How Modeling Headshots are different from Acting Headshots in Los Angeles

April 27, 2022

Professional models in the Los Angeles area have incredible skills that they need to show through their photography headshots. They can make nearly anything they do look good! When you’ve been blessed with good looks, it can easily give you the confidence you need to perform well in front of a camera. But the one thing that I have learned as a Los Angeles headshot photographer is that modeling headshots are most definitely NOT acting headshots. And the task that is usually simple for professional models, can actually become a very challenging journey for most when it comes to acting headshots. So here is 3 quick tips for those pro models who aspire to be great actors and want to kill it at their next headshot session:

#1 It’s A Marathon, Not A Sprint

The first thing you want to recognize is that acting headshots are slow and methodical. This can be very different from the fast-paced modeling environment – primarily if you’re used to working in e-commerce. You have to change into a million outfits exceptionally quickly, all while striking many different poses. Headshots are not like that, nor should they be treated as such. Acting headshots are about presenting a wide range of characters and emotional states with authenticity and precision. Even for the most skilled actors I work with, it may take them a few moments of shooting to really capture a shot or character that conveys exactly what we are aiming for in the headshot session. It is a process you cannot rush and can be very difficult for models to understand and achieve when taking acting headshots. Here, patience is a virtue for the success of your acting career.

#2 Physical Range Is Good, But Emotional Range Is Better.

During modeling photoshoots, a range of various physical poses is critical. The goal is to show as wide of a range of posing styles as not to produce a gallery of images that all look the same. With acting headshots, offering physical range is essential, but more importantly, you want to display an emotional range that gives you more options of headshots and characters you can play and demonstrate to casting directors. Not to mention, if your agent or manager looks through your headshots and sees a wide array of emotional characters and looks accurately portrayed, as opposed to only one or two mean or sad faces from you with no depth or range, then you are providing another layer of confidence for them to see in you. This will reinforce the idea that you are a talented actor worthy of their time, energy, and representation.
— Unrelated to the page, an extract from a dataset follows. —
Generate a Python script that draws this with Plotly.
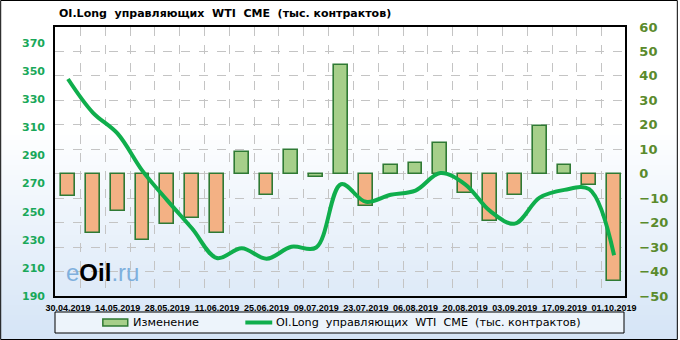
import plotly.graph_objects as go

# ---------------- data ----------------
dates = ["2019-04-30", "2019-05-07", "2019-05-14", "2019-05-21", "2019-05-28", "2019-06-04",
         "2019-06-11", "2019-06-18", "2019-06-25", "2019-07-02", "2019-07-09", "2019-07-16",
         "2019-07-23", "2019-07-30", "2019-08-06", "2019-08-13", "2019-08-20", "2019-08-27",
         "2019-09-03", "2019-09-10", "2019-09-17", "2019-09-24", "2019-10-01"]
change = [-9.1, -24.1, -15.1, -27.1, -20.6, -18.2, -24.1, 8.9, -8.7, 9.7, -1.2, 44.4,
          -13.0, 3.6, 4.5, 12.7, -8.0, -19.2, -8.7, 19.5, 3.6, -4.6, -43.9]
oi_long = [344.4, 320.5, 305.5, 279.0, 258.0, 238.0, 217.0, 224.0, 216.5, 225.0, 224.5, 269.5,
           257.0, 262.0, 265.0, 277.5, 269.5, 250.5, 241.5, 260.0, 265.5, 266.0, 219.0]
left_ticks = [190, 210, 230, 250, 270, 290, 310, 330, 350, 370]
name_change = "Изменение"
name_line = "OI.Long  управляющих  WTI  CME  (тыс. контрактов)"
title_text = "OI.Long  управляющих  WTI  CME  (тыс. контрактов)"

# ---------------- geometry helpers ----------------
W, H = 680, 340
L, R, T, B = 55, 53, 27, 44
PW, PH = W - L - R, H - T - B


def fx(p):
    return (p - L) / PW


def fy(p):
    return (H - B - p) / PH


NB = "\u00a0"
GREEN_LINE = "#0fae4c"
BAR_POS = "#a6cf8a"
BAR_NEG = "#f3b184"
BAR_EDGE = "#2f7a34"

bar_colors = [BAR_POS if v > -2 else BAR_NEG for v in change]

fig = go.Figure()
fig.add_trace(go.Bar(
    x=dates, y=change, name=name_change, yaxis="y",
    width=3.9 * 86400000,
    marker=dict(color=bar_colors, line=dict(color=BAR_EDGE, width=1.6)),
    showlegend=False,
))
fig.add_trace(go.Scatter(
    x=dates, y=oi_long, name=name_line, yaxis="y2", mode="lines",
    line=dict(color=GREEN_LINE, width=4, shape="spline", smoothing=1.0),
    showlegend=False,
))

shapes = []
# background gradient (white -> light blue)
top_c = (255, 255, 255)
bot_c = (212, 228, 246)
y_start, y_end, n = 130, 340, 42
step = (y_end - y_start) / n
for i in range(n):
    t = (i + 0.5) / n
    c = tuple(int(round(top_c[k] + (bot_c[k] - top_c[k]) * t)) for k in range(3))
    shapes.append(dict(type="rect", xref="paper", yref="paper",
                       x0=fx(0), x1=fx(W), y0=fy(y_start + (i + 1) * step + 0.5),
                       y1=fy(y_start + i * step),
                       fillcolor="rgb(%d,%d,%d)" % c, line=dict(width=0), layer="below"))
# outer frame
shapes.append(dict(type="rect", xref="paper", yref="paper",
                   x0=fx(0.5), x1=fx(W - 0.5), y0=fy(H - 0.5), y1=fy(0.5),
                   line=dict(color="black", width=1), fillcolor="rgba(0,0,0,0)", layer="above"))
# legend box
shapes.append(dict(type="rect", xref="paper", yref="paper",
                   x0=fx(55), x1=fx(626), y0=fy(333), y1=fy(312),
                   line=dict(color="black", width=1), fillcolor="rgba(255,255,255,0.55)",
                   layer="above"))
# legend icons
shapes.append(dict(type="rect", xref="paper", yref="paper",
                   x0=fx(103), x1=fx(128), y0=fy(326), y1=fy(319),
                   line=dict(color=BAR_EDGE, width=1.5), fillcolor=BAR_POS, layer="above"))
shapes.append(dict(type="line", xref="paper", yref="paper",
                   x0=fx(246), x1=fx(273), y0=fy(322.5), y1=fy(322.5),
                   line=dict(color=GREEN_LINE, width=4), layer="above"))

annotations = [
    dict(text=name_change, xref="paper", yref="paper", x=fx(131), y=fy(322.5),
         xanchor="left", yanchor="middle", showarrow=False,
         font=dict(family="DejaVu Sans", size=11.3, color="black")),
    dict(text=name_line.replace(" ", NB), xref="paper", yref="paper", x=fx(275), y=fy(322.5),
         xanchor="left", yanchor="middle", showarrow=False,
         font=dict(family="DejaVu Sans", size=11.2, color="black")),
    dict(text=title_text.replace(" ", NB), xref="paper", yref="paper", x=fx(57), y=fy(14),
         xanchor="left", yanchor="middle", showarrow=False,
         font=dict(family="DejaVu Sans", size=11, color="black", weight="bold")),
    dict(text="<span style='color:#7fb0dd'>e</span><b>Oil</b><span style='color:#7fb0dd'>.ru</span>",
         xref="paper", yref="paper", x=fx(64), y=fy(272),
         xanchor="left", yanchor="middle", showarrow=False,
         font=dict(family="Liberation Sans", size=24, color="black")),
]

fig.update_layout(
    width=W, height=H,
    margin=dict(l=L, r=R, t=T, b=B, pad=0),
    paper_bgcolor="white",
    plot_bgcolor="rgba(0,0,0,0)",
    bargap=0,
    shapes=shapes,
    annotations=annotations,
    xaxis=dict(
        type="date",
        range=["2019-04-26 08:00", "2019-10-04 02:00"],
        tick0="2019-04-30", dtick=14 * 86400000, tickformat="%d.%m.%Y",
        tickfont=dict(family="Liberation Sans", size=9, color="black", weight="bold"),
        tickangle=0, ticklabelstandoff=2,
        showgrid=False, ticks="", ticklen=0,
        showline=True, linecolor="black", linewidth=1.5, mirror=True,
        minor=dict(tick0="2019-04-26 12:00", dtick=7 * 86400000, showgrid=True,
                   gridcolor="#c4c4c4", gridwidth=1, griddash="dash", ticks=""),
    ),
    yaxis=dict(
        side="right", range=[-50, 60], dtick=10, tick0=0,
        showgrid=True, gridcolor="#c4c4c4", gridwidth=1, griddash="dash",
        zeroline=False,
        tickfont=dict(family="DejaVu Sans", size=13, color="#5a8a2c", weight="bold"),
        ticks="", ticklabelstandoff=10,
        showline=True, linecolor="black", linewidth=1.5, mirror=True,
    ),
    yaxis2=dict(
        overlaying="y", side="left", range=[190, 381.4],
        tickvals=left_ticks, showgrid=False, zeroline=False,
        tickfont=dict(family="DejaVu Sans", size=11, color="#19a85a", weight="bold"),
        ticks="", ticklabelstandoff=9,
    ),
)

fig.write_html("out.html")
#3 Drop Your Walls. We Want To See You!

I’ve noticed the top actors in today’s acting world have the characters they play on the screen have a little bit of themselves included. It’s very difficult to produce an authentic performance without incorporating a bit of yourself, your experiences, and your emotions into the character. This is one of the main reasons why I love the Stanford Meisner technique so much. It utilizes the imaginary circumstances of the script with aspects of your life and reality and helps actors to produce authentic performances. This mindset can also be translated to headshot photography sessions with great success. During the session, I typically tell actors to drop their guard and just show themselves – to just be present. This allows me to capture a few frames of the “true” them. This brings authenticity to their headshots and allows them to feel comfortable in themselves. So drop those walls during your headshot sessions, and let the inner you shine through!